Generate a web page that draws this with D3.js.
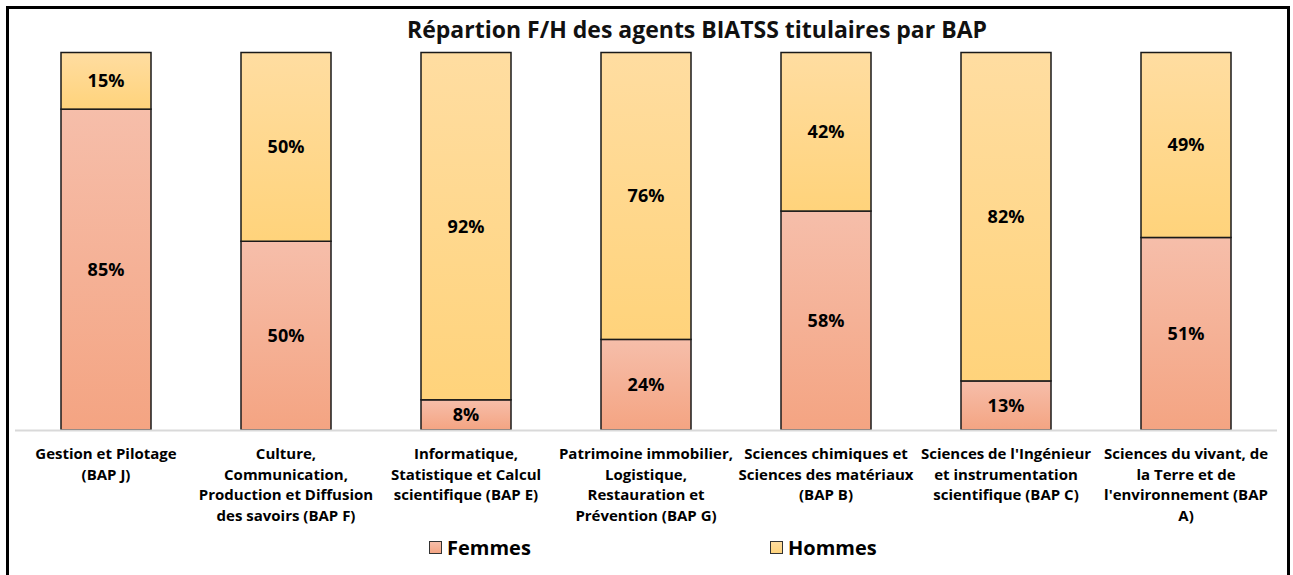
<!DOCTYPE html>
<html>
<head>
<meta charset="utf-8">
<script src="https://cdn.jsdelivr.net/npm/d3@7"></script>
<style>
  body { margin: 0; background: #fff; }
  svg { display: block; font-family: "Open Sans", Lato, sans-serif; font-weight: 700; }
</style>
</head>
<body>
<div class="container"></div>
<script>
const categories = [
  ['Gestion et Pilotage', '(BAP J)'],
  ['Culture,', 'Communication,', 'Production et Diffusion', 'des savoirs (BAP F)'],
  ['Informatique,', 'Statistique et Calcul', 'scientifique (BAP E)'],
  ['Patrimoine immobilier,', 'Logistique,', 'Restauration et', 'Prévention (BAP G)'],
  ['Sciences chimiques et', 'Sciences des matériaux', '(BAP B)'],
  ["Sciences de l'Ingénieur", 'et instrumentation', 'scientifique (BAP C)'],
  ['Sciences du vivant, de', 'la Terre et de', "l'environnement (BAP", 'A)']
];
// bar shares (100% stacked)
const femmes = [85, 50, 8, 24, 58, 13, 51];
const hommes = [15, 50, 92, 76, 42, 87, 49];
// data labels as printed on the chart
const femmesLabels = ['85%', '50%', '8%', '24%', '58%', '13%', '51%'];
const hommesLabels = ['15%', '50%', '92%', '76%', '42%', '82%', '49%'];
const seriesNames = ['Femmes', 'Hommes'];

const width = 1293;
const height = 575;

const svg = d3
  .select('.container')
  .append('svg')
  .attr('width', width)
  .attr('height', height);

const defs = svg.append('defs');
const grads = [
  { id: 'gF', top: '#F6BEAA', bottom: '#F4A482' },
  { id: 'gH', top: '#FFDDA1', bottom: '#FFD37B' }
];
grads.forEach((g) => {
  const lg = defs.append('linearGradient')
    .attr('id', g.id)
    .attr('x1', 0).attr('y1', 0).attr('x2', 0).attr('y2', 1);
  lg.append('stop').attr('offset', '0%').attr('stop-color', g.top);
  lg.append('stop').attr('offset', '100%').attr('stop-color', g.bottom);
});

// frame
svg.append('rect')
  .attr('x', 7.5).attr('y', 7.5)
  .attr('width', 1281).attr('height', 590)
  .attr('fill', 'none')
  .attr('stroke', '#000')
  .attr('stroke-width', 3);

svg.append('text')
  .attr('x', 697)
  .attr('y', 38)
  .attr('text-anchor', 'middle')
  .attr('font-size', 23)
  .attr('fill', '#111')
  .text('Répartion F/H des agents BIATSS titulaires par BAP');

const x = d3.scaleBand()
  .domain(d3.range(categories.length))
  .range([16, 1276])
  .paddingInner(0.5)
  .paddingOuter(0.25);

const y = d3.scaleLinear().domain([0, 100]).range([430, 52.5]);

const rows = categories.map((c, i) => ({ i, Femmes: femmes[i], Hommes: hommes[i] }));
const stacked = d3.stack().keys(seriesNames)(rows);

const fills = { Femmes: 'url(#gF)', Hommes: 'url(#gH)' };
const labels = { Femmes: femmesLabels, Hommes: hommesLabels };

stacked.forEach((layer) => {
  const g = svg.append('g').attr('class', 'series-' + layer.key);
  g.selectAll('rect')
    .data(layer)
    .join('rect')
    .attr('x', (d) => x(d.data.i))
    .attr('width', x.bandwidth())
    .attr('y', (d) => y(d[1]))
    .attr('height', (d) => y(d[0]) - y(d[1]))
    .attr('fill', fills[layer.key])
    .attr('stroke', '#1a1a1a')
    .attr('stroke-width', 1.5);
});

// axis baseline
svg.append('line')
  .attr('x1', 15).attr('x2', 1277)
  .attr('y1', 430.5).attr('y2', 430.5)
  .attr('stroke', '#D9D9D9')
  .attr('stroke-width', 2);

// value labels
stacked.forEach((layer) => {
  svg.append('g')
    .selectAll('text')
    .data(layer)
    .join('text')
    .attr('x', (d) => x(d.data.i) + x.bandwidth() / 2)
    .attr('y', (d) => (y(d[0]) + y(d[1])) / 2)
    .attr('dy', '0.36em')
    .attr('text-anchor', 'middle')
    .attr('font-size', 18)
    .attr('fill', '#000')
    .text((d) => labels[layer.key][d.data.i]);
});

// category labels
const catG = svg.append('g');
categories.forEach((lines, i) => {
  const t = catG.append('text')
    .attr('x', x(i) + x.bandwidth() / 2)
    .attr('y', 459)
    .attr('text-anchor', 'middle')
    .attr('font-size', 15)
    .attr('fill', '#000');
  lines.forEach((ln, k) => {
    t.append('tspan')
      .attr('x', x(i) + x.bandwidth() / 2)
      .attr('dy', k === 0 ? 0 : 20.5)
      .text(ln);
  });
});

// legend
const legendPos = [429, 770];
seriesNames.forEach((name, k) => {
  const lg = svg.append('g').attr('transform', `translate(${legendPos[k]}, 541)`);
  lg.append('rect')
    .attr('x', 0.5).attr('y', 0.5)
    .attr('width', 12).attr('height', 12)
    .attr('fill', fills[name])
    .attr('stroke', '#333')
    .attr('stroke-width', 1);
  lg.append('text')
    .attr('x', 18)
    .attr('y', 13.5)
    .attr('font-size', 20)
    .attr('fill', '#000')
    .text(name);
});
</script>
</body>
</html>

• _What this task involves_:
Transcribe the listing above verbatim. Omit the pictures.

• _Result_:
Generate a web page that draws this with D3.js.
<!DOCTYPE html>
<html>
<head>
<meta charset="utf-8">
<script src="https://cdn.jsdelivr.net/npm/d3@7"></script>
<style>
  body { margin: 0; background: #fff; }
  svg { display: block; font-family: "Open Sans", Lato, sans-serif; font-weight: 700; }
</style>
</head>
<body>
<div class="container"></div>
<script>
const categories = [
  ['Gestion et Pilotage', '(BAP J)'],
  ['Culture,', 'Communication,', 'Production et Diffusion', 'des savoirs (BAP F)'],
  ['Informatique,', 'Statistique et Calcul', 'scientifique (BAP E)'],
  ['Patrimoine immobilier,', 'Logistique,', 'Restauration et', 'Prévention (BAP G)'],
  ['Sciences chimiques et', 'Sciences des matériaux', '(BAP B)'],
  ["Sciences de l'Ingénieur", 'et instrumentation', 'scientifique (BAP C)'],
  ['Sciences du vivant, de', 'la Terre et de', "l'environnement (BAP", 'A)']
];
// bar shares (100% stacked)
const femmes = [85, 50, 8, 24, 58, 13, 51];
const hommes = [15, 50, 92, 76, 42, 87, 49];
// data labels as printed on the chart
const femmesLabels = ['85%', '50%', '8%', '24%', '58%', '13%', '51%'];
const hommesLabels = ['15%', '50%', '92%', '76%', '42%', '82%', '49%'];
const seriesNames = ['Femmes', 'Hommes'];

const width = 1293;
const height = 575;

const svg = d3
  .select('.container')
  .append('svg')
  .attr('width', width)
  .attr('height', height);

const defs = svg.append('defs');
const grads = [
  { id: 'gF', top: '#F6BEAA', bottom: '#F4A482' },
  { id: 'gH', top: '#FFDDA1', bottom: '#FFD37B' }
];
grads.forEach((g) => {
  const lg = defs.append('linearGradient')
    .attr('id', g.id)
    .attr('x1', 0).attr('y1', 0).attr('x2', 0).attr('y2', 1);
  lg.append('stop').attr('offset', '0%').attr('stop-color', g.top);
  lg.append('stop').attr('offset', '100%').attr('stop-color', g.bottom);
});

// frame
svg.append('rect')
  .attr('x', 7.5).attr('y', 7.5)
  .attr('width', 1281).attr('height', 590)
  .attr('fill', 'none')
  .attr('stroke', '#000')
  .attr('stroke-width', 3);

svg.append('text')
  .attr('x', 697)
  .attr('y', 38)
  .attr('text-anchor', 'middle')
  .attr('font-size', 23)
  .attr('fill', '#111')
  .text('Répartion F/H des agents BIATSS titulaires par BAP');

const x = d3.scaleBand()
  .domain(d3.range(categories.length))
  .range([16, 1276])
  .paddingInner(0.5)
  .paddingOuter(0.25);

const y = d3.scaleLinear().domain([0, 100]).range([430, 52.5]);

const rows = categories.map((c, i) => ({ i, Femmes: femmes[i], Hommes: hommes[i] }));
const stacked = d3.stack().keys(seriesNames)(rows);

const fills = { Femmes: 'url(#gF)', Hommes: 'url(#gH)' };
const labels = { Femmes: femmesLabels, Hommes: hommesLabels };

stacked.forEach((layer) => {
  const g = svg.append('g').attr('class', 'series-' + layer.key);
  g.selectAll('rect')
    .data(layer)
    .join('rect')
    .attr('x', (d) => x(d.data.i))
    .attr('width', x.bandwidth())
    .attr('y', (d) => y(d[1]))
    .attr('height', (d) => y(d[0]) - y(d[1]))
    .attr('fill', fills[layer.key])
    .attr('stroke', '#1a1a1a')
    .attr('stroke-width', 1.5);
});

// axis baseline
svg.append('line')
  .attr('x1', 15).attr('x2', 1277)
  .attr('y1', 430.5).attr('y2', 430.5)
  .attr('stroke', '#D9D9D9')
  .attr('stroke-width', 2);

// value labels
stacked.forEach((layer) => {
  svg.append('g')
    .selectAll('text')
    .data(layer)
    .join('text')
    .attr('x', (d) => x(d.data.i) + x.bandwidth() / 2)
    .attr('y', (d) => (y(d[0]) + y(d[1])) / 2)
    .attr('dy', '0.36em')
    .attr('text-anchor', 'middle')
    .attr('font-size', 18)
    .attr('fill', '#000')
    .text((d) => labels[layer.key][d.data.i]);
});

// category labels
const catG = svg.append('g');
categories.forEach((lines, i) => {
  const t = catG.append('text')
    .attr('x', x(i) + x.bandwidth() / 2)
    .attr('y', 459)
    .attr('text-anchor', 'middle')
    .attr('font-size', 15)
    .attr('fill', '#000');
  lines.forEach((ln, k) => {
    t.append('tspan')
      .attr('x', x(i) + x.bandwidth() / 2)
      .attr('dy', k === 0 ? 0 : 20.5)
      .text(ln);
  });
});

// legend
const legendPos = [429, 770];
seriesNames.forEach((name, k) => {
  const lg = svg.append('g').attr('transform', `translate(${legendPos[k]}, 541)`);
  lg.append('rect')
    .attr('x', 0.5).attr('y', 0.5)
    .attr('width', 12).attr('height', 12)
    .attr('fill', fills[name])
    .attr('stroke', '#333')
    .attr('stroke-width', 1);
  lg.append('text')
    .attr('x', 18)
    .attr('y', 13.5)
    .attr('font-size', 20)
    .attr('fill', '#000')
    .text(name);
});
</script>
</body>
</html>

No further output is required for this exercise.